The principal cast of the series includes Dushara Vijayan, Aditi Balan, Abbas and Akash Venkatesan. It premiered on 15 May 2026 and consists of seven episodes.

==Episodes==

| No. | Title | Directed by | Written by | Original release date |
|---|---|---|---|---|
| 1 | "Two-Headed Serpent" | A. Sarkunam | A. Sarkunam | 15 May 2026 |
| 2 | "The Path to the Unknown Destiny" | A. Sarkunam | A. Sarkunam | 15 May 2026 |
| 3 | "The Faceless Shadow" | A. Sarkunam | A. Sarkunam | 15 May 2026 |
| 4 | "The Strangled Voice" | A. Sarkunam | A. Sarkunam | 15 May 2026 |
| 5 | "Come Forth, O Sword-Bearer" | A. Sarkunam | A. Sarkunam | 15 May 2026 |
| 6 | "The Fury of the Red Tea" | A. Sarkunam | A. Sarkunam | 15 May 2026 |
| 7 | "The Fish That Hunted for the Duck" | A. Sarkunam | A. Sarkunam | 15 May 2026 |

==Development==
===Production===
The series is Pushkar–Gayathri`s third collaboration with Amazon Prime Video, after Suzhal: The Vortex (2022–2025) and Vadhandhi: The Fable of Velonie (2022).
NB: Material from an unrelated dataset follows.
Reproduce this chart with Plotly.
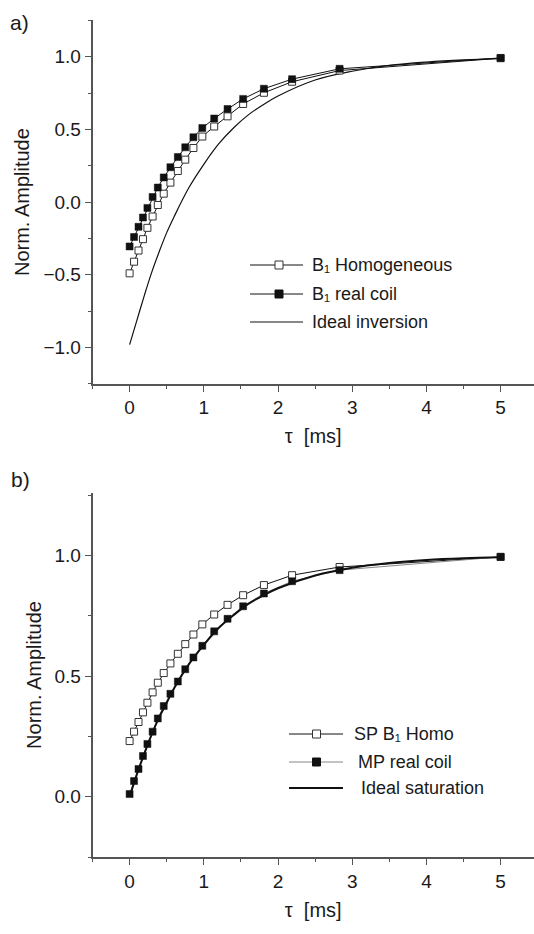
import plotly.graph_objects as go

# ---------------- data ----------------
tau = [0, 0.06, 0.12, 0.18, 0.24, 0.31, 0.38, 0.46, 0.55, 0.65,
       0.75, 0.86, 0.98, 1.14, 1.32, 1.53, 1.81, 2.19, 2.83, 5.0]

# panel a) inversion recovery
a_b1_homogeneous = [-0.49, -0.41, -0.333, -0.255, -0.177, -0.099, -0.02, 0.058, 0.134, 0.214,
                    0.292, 0.372, 0.451, 0.52, 0.59, 0.675, 0.752, 0.828, 0.905, 0.99]
a_b1_real_coil = [-0.305, -0.24, -0.17, -0.106, -0.04, 0.035, 0.10, 0.17, 0.24, 0.31,
                  0.377, 0.446, 0.51, 0.575, 0.64, 0.71, 0.78, 0.846, 0.917, 0.992]
tau_ideal = [0, 0.1, 0.2, 0.3, 0.4, 0.5, 0.6, 0.8, 1.0, 1.2, 1.4, 1.6, 1.8, 2.0,
             2.5, 3.0, 3.5, 4.0, 4.5, 5.0]
a_ideal_inversion = [-0.98, -0.81, -0.64, -0.48, -0.34, -0.21, -0.10, 0.10, 0.26, 0.40,
                     0.51, 0.60, 0.67, 0.73, 0.84, 0.90, 0.94, 0.963, 0.978, 0.987]

# panel b) saturation recovery
b_sp_b1_homo = [0.231, 0.27, 0.31, 0.35, 0.39, 0.433, 0.473, 0.513, 0.553, 0.593,
                0.633, 0.673, 0.715, 0.756, 0.796, 0.836, 0.878, 0.919, 0.953, 0.995]
b_mp_real_coil = [0.011, 0.065, 0.115, 0.169, 0.219, 0.27, 0.325, 0.376, 0.427, 0.478,
                  0.529, 0.578, 0.626, 0.686, 0.738, 0.79, 0.843, 0.894, 0.94, 0.995]
b_ideal_saturation = [0.0, 0.095, 0.18, 0.26, 0.33, 0.39, 0.45, 0.55, 0.63, 0.70,
                      0.753, 0.80, 0.835, 0.865, 0.918, 0.95, 0.97, 0.982, 0.989, 0.993]

x_tickvals = [0, 1, 2, 3, 4, 5]
x_ticktext = ["0", "1", "2", "3", "4", "5"]
a_tickvals = [-1.0, -0.5, 0.0, 0.5, 1.0]
a_ticktext = ["\u22121.0", "\u22120.5", "0.0", "0.5", "1.0"]
b_tickvals = [0.0, 0.5, 1.0]
b_ticktext = ["0.0", "0.5", "1.0"]

legend_a = ["B\u2081 Homogeneous", "B\u2081 real coil", "Ideal inversion"]
legend_b = ["SP B\u2081 Homo", "MP real coil", "Ideal saturation"]

# ---------------- figure ----------------
W, H = 534, 934
FONT = "Liberation Sans, Arial, Helvetica, sans-serif"
AX = "#555555"
TXT = "#1a1a1a"


def px(x):
    return x / W


def py(y):
    return 1 - y / H


fig = go.Figure()

open_marker = dict(symbol="square", size=7, color="white", line=dict(color="#333333", width=1))
fill_marker = dict(symbol="square", size=7, color="#111111", line=dict(color="#111111", width=0.5))

# panel a
fig.add_trace(go.Scatter(x=tau_ideal, y=a_ideal_inversion, mode="lines", line=dict(color="#111111", width=1.2, shape="spline"),
                         name=legend_a[2], xaxis="x", yaxis="y", showlegend=False))
fig.add_trace(go.Scatter(x=tau, y=a_b1_homogeneous, mode="lines+markers", line=dict(color="#111111", width=1),
                         marker=open_marker, name=legend_a[0], xaxis="x", yaxis="y", showlegend=False))
fig.add_trace(go.Scatter(x=tau, y=a_b1_real_coil, mode="lines+markers", line=dict(color="#111111", width=1),
                         marker=fill_marker, name=legend_a[1], xaxis="x", yaxis="y", showlegend=False))

# panel b
fig.add_trace(go.Scatter(x=tau, y=b_sp_b1_homo, mode="lines+markers", line=dict(color="#111111", width=1),
                         marker=open_marker, name=legend_b[0], xaxis="x2", yaxis="y2", showlegend=False))
fig.add_trace(go.Scatter(x=tau, y=b_mp_real_coil, mode="lines+markers", line=dict(color="#888888", width=1),
                         marker=fill_marker, name=legend_b[1], xaxis="x2", yaxis="y2", showlegend=False))
fig.add_trace(go.Scatter(x=tau_ideal, y=b_ideal_saturation, mode="lines", line=dict(color="#111111", width=2, shape="spline"),
                         name=legend_b[2], xaxis="x2", yaxis="y2", showlegend=False))

xdom = [px(92.5), 1.0]
ydom_a = [py(383.8), py(20.4)]
ydom_b = [py(857), py(493)]

common_axis = dict(
    showline=True, linecolor=AX, linewidth=1.5, showgrid=False, zeroline=False,
    ticks="outside", ticklen=6, tickwidth=1.3, tickcolor=AX,
    tickfont=dict(family=FONT, size=19, color=TXT), automargin=False,
)

xtitle = "\u03c4\u00a0\u00a0[ms]"

fig.update_layout(
    width=W, height=H,
    margin=dict(l=0, r=0, t=0, b=0),
    paper_bgcolor="white", plot_bgcolor="white",
    showlegend=False,
    font=dict(family=FONT, color=TXT),
    xaxis=dict(common_axis, domain=xdom, anchor="y", range=[-0.5, 5.45],
               tickvals=x_tickvals, ticktext=x_ticktext,
               minor=dict(dtick=0.5, tick0=0, ticks="outside", ticklen=3, tickcolor=AX, tickwidth=1.2),
               title=dict(text=xtitle, font=dict(family=FONT, size=20, color=TXT), standoff=12)),
    yaxis=dict(common_axis, domain=ydom_a, anchor="x", range=[-1.25, 1.25],
               tickvals=a_tickvals, ticktext=a_ticktext,
               minor=dict(dtick=0.25, tick0=0, ticks="outside", ticklen=3, tickcolor=AX, tickwidth=1.2),
               title=dict(text="Norm. Amplitude", font=dict(family=FONT, size=20, color=TXT), standoff=8)),
    xaxis2=dict(common_axis, domain=xdom, anchor="y2", range=[-0.5, 5.45],
                tickvals=x_tickvals, ticktext=x_ticktext,
                minor=dict(dtick=0.5, tick0=0, ticks="outside", ticklen=3, tickcolor=AX, tickwidth=1.2),
                title=dict(text=xtitle, font=dict(family=FONT, size=20, color=TXT), standoff=12)),
    yaxis2=dict(common_axis, domain=ydom_b, anchor="x2", range=[-0.25, 1.26],
                tickvals=b_tickvals, ticktext=b_ticktext,
                minor=dict(dtick=0.25, tick0=0, ticks="outside", ticklen=3, tickcolor=AX, tickwidth=1.2),
                title=dict(text="Norm. Amplitude", font=dict(family=FONT, size=20, color=TXT), standoff=8)),
)

annotations = [
    dict(text="a)", x=px(8), y=py(23), xref="paper", yref="paper", xanchor="left", yanchor="middle",
         showarrow=False, font=dict(family=FONT, size=21, color=TXT)),
    dict(text="b)", x=px(9), y=py(479), xref="paper", yref="paper", xanchor="left", yanchor="middle",
         showarrow=False, font=dict(family=FONT, size=21, color=TXT)),
]
shapes = []

# manual legends
leg_a = dict(x0=250, x1=303, xm=279, rows=[265, 294, 322],
             lines=[("#111111", 1), ("#111111", 1), ("#111111", 1)],
             markers=["open", "fill", None], xts=[310, 310, 310])
leg_b = dict(x0=289, x1=343, xm=316.5, rows=[734, 762, 788],
             lines=[("#111111", 1), ("#888888", 1.2), ("#111111", 2)],
             markers=["open", "fill", None], xts=[352, 356, 359])

for leg, labels in ((leg_a, legend_a), (leg_b, legend_b)):
    for i, yrow in enumerate(leg["rows"]):
        col, wd = leg["lines"][i]
        shapes.append(dict(type="line", xref="paper", yref="paper", x0=px(leg["x0"]), x1=px(leg["x1"]),
                           y0=py(yrow), y1=py(yrow), line=dict(color=col, width=wd)))
        m = leg["markers"][i]
        if m:
            s = 4
            shapes.append(dict(type="rect", xref="paper", yref="paper",
                               x0=px(leg["xm"] - s), x1=px(leg["xm"] + s), y0=py(yrow + s), y1=py(yrow - s),
                               fillcolor="white" if m == "open" else "#111111",
                               line=dict(color="#333333" if m == "open" else "#111111", width=1)))
        annotations.append(dict(text=labels[i], x=px(leg["xts"][i]), y=py(yrow), xref="paper", yref="paper",
                                xanchor="left", yanchor="middle", showarrow=False,
                                font=dict(family=FONT, size=18, color=TXT)))

fig.update_layout(annotations=annotations, shapes=shapes)

fig.write_html("out.html")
The series is directed by National Film Awards winner A. Sarkunam, making his debut in a limited series.

=== Casting ===
Actresses, Dushara Vijayan and Aditi Balan was cast as police officer Jhansi and Maramalli. Tamil film actor Abbas cast as Jayachandran. This is his debut role in a limited series.

== Release ==
Amazon Prime Video released the series' first teaser on 19 March 2026. On 30 April, it was released in a trailer and revealed the release date. Exam premiered on the platform two weeks later, on 15 May and the series will be released in Tamil and dubbed in Telugu, Hindi, Malayalam, and Kannada languages.